Sam's Club upgrades retail media network with new targeting and retargeting capabilities

Retail data can eliminate ads for things people just bought and target online consumers who are picking up in store

Sam's Club upgrades retail media network with new targeting and retargeting capabilities

Sam’s Club is rolling out a major upgrade to its targeting and retargeting capabilities less than a year after launching its Member Access Program retail media network.

The new system, which will lean on third-party performance measurement via IRI, can be applied on the open web anywhere Sam’s partner The Trade Desk buys programmatically, including the use of artificial intelligence-fueled in-flight campaign optimization. Sam’s also will partner with LiveRamp for data permission and access controls to safeguard privacy in collaborations with supplier brands.

It all aims, among other things, to prevent common digital retargeting miscues like inundating people with ads for big-screen TVs they just bought. But it can also be applied to faster-cycle consumer goods, preventing targeting people with Charmin ads right after they’ve bought a club-store pack of toilet paper, or turning on ads four to six weeks later when they’re likely to be in the market again. Although Sam’s interest is in optimizing ad targeting toward its own customers, such data may also inform decisions on open web targeting of Sam’s customers regardless of where they end up buying.

Sam’s MAP targeting system can also take advantage of a counter-intuitive feature of the retailer’s growing online store pickup ordering business. Many people who stop at stores to pick up orders end up going inside anyway, and 50% to 60% of them come into the store within five days, said Austin Leonard, head of sales for Sam’s Club MAP.

The ability to target based on when people are likely to arrive at a physical store and what they’re already picking up is one unique aspect Sam’s can offer that most other retail media can’t, said Sarah Hofstetter, president of Publicis Groupe’s commerce analytics platform Profitero.

“We call it ‘Win the second cart,’” Leonard said. Knowing when a shopper is arriving for a pickup can help brands sell complementary items. Or, when people buy competitor products, brands can have a good idea of when they’ll be back in the market based on common purchase cycles and time follow-up ads appropriately.

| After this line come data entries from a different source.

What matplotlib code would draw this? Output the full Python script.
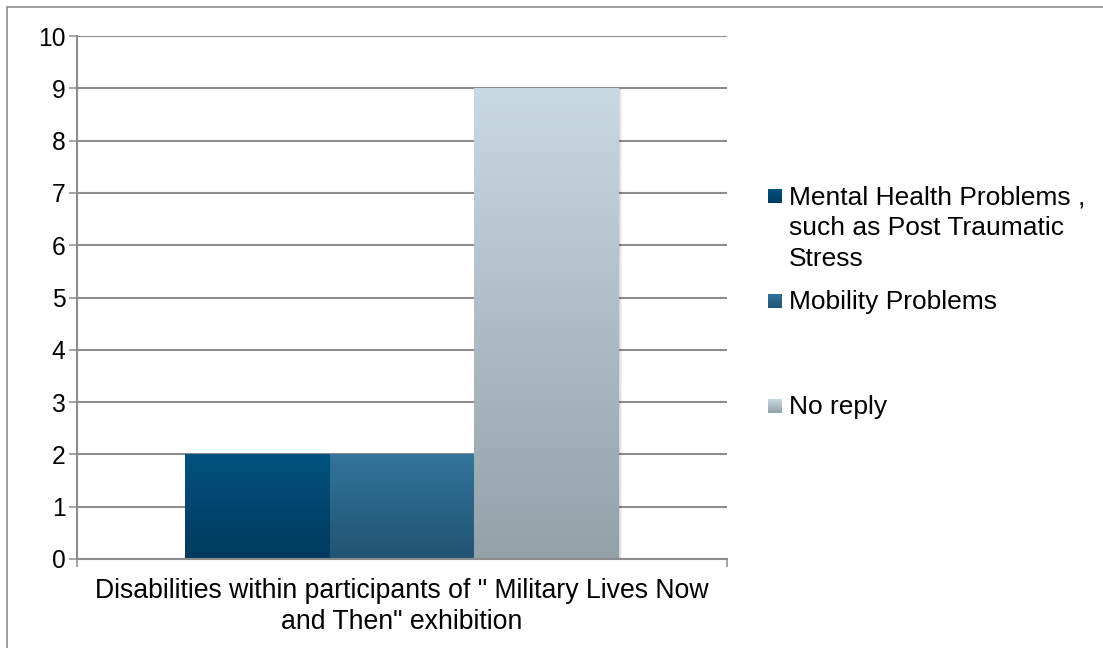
import numpy as np
import matplotlib.pyplot as plt
from matplotlib.colors import LinearSegmentedColormap
from matplotlib.patches import Rectangle

# data
category = 'Disabilities within participants of " Military Lives Now\nand Then" exhibition'
series = ["Mental Health Problems ,\nsuch as Post Traumatic\nStress",
          "Mobility Problems",
          "No reply"]
values = [2, 2, 9]
# (top colour, bottom colour) of each gradient
grad_colors = [("#02527F", "#003A5F"),
               ("#32749C", "#225473"),
               ("#C9D9E1", "#93A1A9")]

W, H = 1103, 648
GRID = "#8C8C8C"
FONT = ["Liberation Sans", "DejaVu Sans"]
plt.rcParams["font.family"] = FONT

fig = plt.figure(figsize=(W / 100, H / 100), dpi=100)
ax = fig.add_axes([77 / W, 1 - 559 / H, 650 / W, 523 / H])

bar_w = 0.2226
offsets = [-bar_w, 0, bar_w]
grad = np.linspace(1, 0, 256).reshape(-1, 1)
for off, v, (c_top, c_bot) in zip(offsets, values, grad_colors):
    # soft shadow behind the bar
    for k in range(1, 4):
        ax.bar(off + k * 0.0015, v, width=bar_w, bottom=-k * 0.006,
               color="black", alpha=0.05, zorder=2, linewidth=0)
    bar = ax.bar(off, v, width=bar_w, color=c_bot, zorder=3, linewidth=0)[0]
    cmap = LinearSegmentedColormap.from_list("g", [c_bot, c_top])
    im = ax.imshow(grad, cmap=cmap, aspect="auto", zorder=4,
                   extent=[off - bar_w / 2, off + bar_w / 2, 0, v])
    im.set_clip_path(bar)

ax.set_xlim(-0.5, 0.5)
ax.set_ylim(0, 10)
ax.set_yticks(range(0, 11))
ax.tick_params(axis="y", length=5.8, width=1.1, color=GRID, labelsize=17.7, pad=2.5)
ax.set_xticks([-0.5, 0.5])
ax.set_xticklabels(["", ""])
ax.tick_params(axis="x", which="major", length=5.8, width=1.1, color=GRID)
ax.set_xticks([0], minor=True)
ax.set_xticklabels([category], minor=True, fontsize=19.2, linespacing=1.22)
ax.tick_params(axis="x", which="minor", length=0, pad=14)
ax.grid(axis="y", color=GRID, linewidth=1.5, zorder=0)
ax.set_axisbelow(True)
for s in ["top", "right"]:
    ax.spines[s].set_visible(False)
for s in ["left", "bottom"]:
    ax.spines[s].set_color(GRID)
    ax.spines[s].set_linewidth(1.5)
    ax.spines[s].set_zorder(5)

# legend drawn by hand (Excel spacing is uneven)
leg_y = [196, 301, 406]
for lab, (c_top, c_bot), y in zip(series, grad_colors, leg_y):
    cmap = LinearSegmentedColormap.from_list("g", [c_bot, c_top])
    lax = fig.add_axes([768 / W, 1 - (y + 7) / H, 14 / W, 14 / H])
    lax.imshow(grad, cmap=cmap, aspect="auto")
    lax.axis("off")
    fig.text(789 / W, 1 - (y - 11) / H, lab, fontsize=19, va="top",
             ha="left", linespacing=1.37)

fig.add_artist(Rectangle((7 / W, -0.05), 1.1, 1 - 7 / H + 0.05,
                         transform=fig.transFigure, fill=False,
                         edgecolor="#8C8C8C", linewidth=1.2))

fig.savefig("out.png", dpi=100)
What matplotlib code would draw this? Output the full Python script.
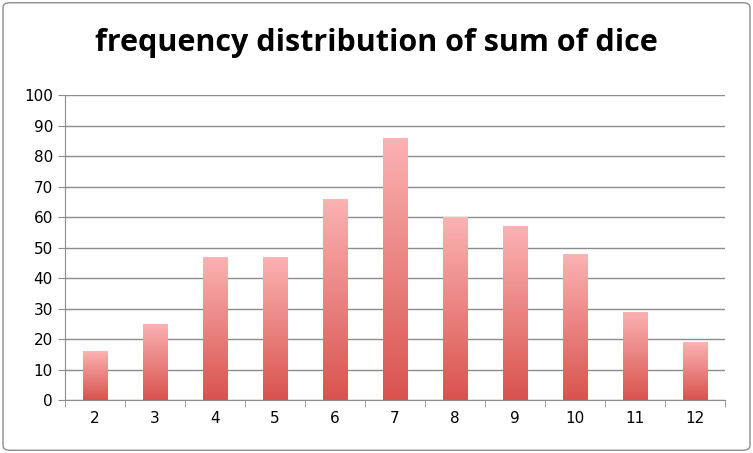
import matplotlib
matplotlib.use('agg')
from matplotlib import pyplot as plt
from matplotlib.patches import FancyBboxPatch
import numpy as np

sums = [2, 3, 4, 5, 6, 7, 8, 9, 10, 11, 12]
counts = [16, 25, 47, 47, 66, 86, 60, 57, 48, 29, 19]

fig = plt.figure(figsize=(7.53, 4.53), dpi=100)
ax = fig.add_axes([0.086, 0.117, 0.877, 0.673])

# grey frame around the whole chart
fig.patches.append(FancyBboxPatch((0.004, 0.006), 0.992, 0.988, boxstyle="round,pad=0,rounding_size=0.01",
                                  transform=fig.transFigure, fill=False, edgecolor='#8c8c8c', lw=1))

x = np.arange(len(sums))
bars = ax.bar(x, counts, width=0.4, color='none', edgecolor='none', zorder=3)

grad = np.linspace(0, 1, 256).reshape(-1, 1)
cmap = matplotlib.colors.LinearSegmentedColormap.from_list('g', ['#d9534e', '#fbb3b3'])
for b in bars:
    x0, w, h = b.get_x(), b.get_width(), b.get_height()
    im = ax.imshow(grad, extent=[x0, x0 + w, 0, h], origin='lower', cmap=cmap, aspect='auto', zorder=3)
    im.set_clip_path(b)

ax.set_xlim(-0.5, len(sums) - 0.5)
ax.set_ylim(0, 100)
ax.set_yticks(range(0, 101, 10))
ax.set_xticks(x)
ax.set_xticklabels([str(s) for s in sums])
ax.yaxis.grid(True, color='#8c8c8c', lw=1, zorder=0)
ax.set_axisbelow(True)
for s in ['top', 'right']:
    ax.spines[s].set_visible(False)
for s in ['left', 'bottom']:
    ax.spines[s].set_color('#8c8c8c')
ax.tick_params(axis='y', length=5, color='#8c8c8c', labelsize=11)
ax.tick_params(axis='x', length=5, color='#8c8c8c', labelsize=11, direction='out')
ax.set_xticks(np.arange(-0.5, len(sums)), minor=True)
ax.tick_params(axis='x', which='major', length=0, pad=8)
ax.tick_params(axis='x', which='minor', length=5, color='#8c8c8c')

fig.text(0.5, 0.905, 'frequency distribution of sum of dice', ha='center', va='center',
         fontsize=22, fontweight='bold', family='Open Sans')

fig.savefig('out.png', dpi=100)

Marketers have been using retargeting with retail data for years, but the billions of transactions and dispersed locations make it challenging for them to actually grow business with it, Leonard said. That’s one reason, along with protecting member data, that all access to the platform will be through managed service at this point, he said. “We’ve got a pretty big analytics, media buying and operations team,” he said.

“We’ve been waiting a long time to be able to retarget using the real-time data that Sam’s Club has,” said Mic Zavarella, VP of marketing at PepsiCo, in a statement. “This allows us to automate targeting, personalize messaging and create sophisticated media workflows that maximize the efficiency of our campaigns.”

“We’re excited to see the power of omnichannel data come to retargeting that can drive both performance and brand awareness at scale,” said Tony DiMattia, director and head of shopper marketing at Nestle Purina.

Sam’s MAP provides direct measurement of post-campaign sales lift using control group testing comparing shoppers who were or were not exposed to ads, Leonard said.  Sam’s is also working with IRI to eventually provide in-flight ad performance measurement, he said.

“The big difference for us is that we do have a third party that does all the measurement” via IRI, he said, “whereas many other retailers just have in-house measuring. We do think that’s helping make sure we’re not grading our own homework.”